My dad happened to comment about my last Momma’s Boy essay and how my grammar sucks. Rofl told me I’ll lose audience if I can’t even use “me” and “I” right. I schooled him on one of America’s greatest writers who didn’t give a cot damn about the boarishness of his prose. Swaggered on into the The Atlantic with a belly full of piss and vinegar and told them all to GFY! Changed American history, I said. “Yeah, but you’re no Mark Twain.” hahaha what a great exchange. So on my way out, I whisper into my mom’s ear “You know what they told Twain, Mom? That his language wasn’t fine enough for those buttoned-up northeasterners. History rhymes.” She laughed, then looked at me in the eyes with those big beaming beautiful blue ones of hers and a smile that stretched her face and said “I love you”. That smile! Man, I could bottle it up. It was so genuine, so happy, so present. This is my role now. Not to fret about what we might have lost, but to be a lion and leader who helps us all appreciate what we have. These are the moments in life that shape and define us. It was wonderful to see her in such bliss. The highs and the lows over 48hrs there were nuts! This chapter of life has been so heavy.
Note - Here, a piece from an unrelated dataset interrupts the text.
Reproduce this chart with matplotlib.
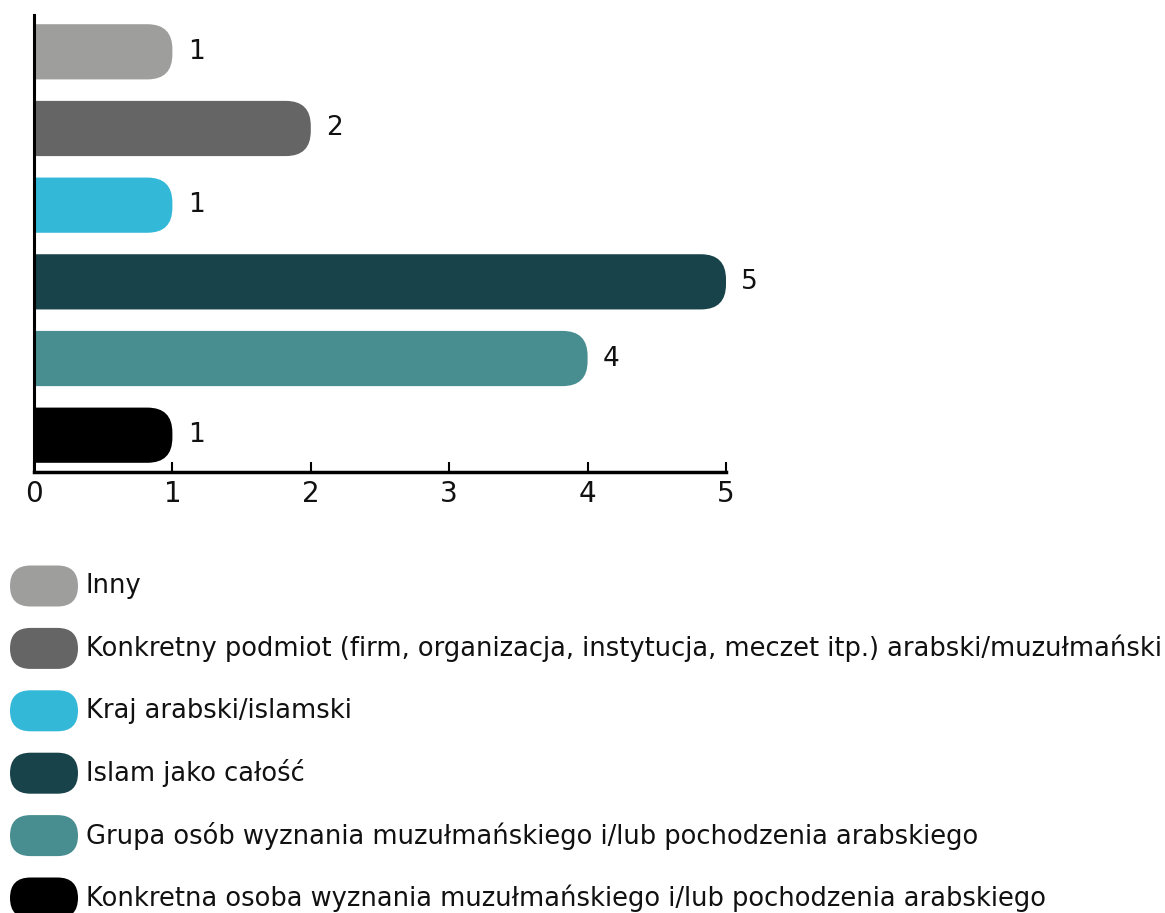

If you’re wondering about the title of this piece, read the one below. I wrote it in the Beforetimes.
I just remembered that I took a picture of this very bag of McMuffins and tray of coffees this morning. I forget why; I was going to post some random thought on X during my stream of them. Little did I know how much happiness that was about to bring to us all. Very cool! Now it is my cover art. ;-)



This warmed on a cold day amongst the Spanish moss. Glad to hear your Mom is still on the trail with us, and some of her light remains in her eyes for you. McMuffins can work wonders.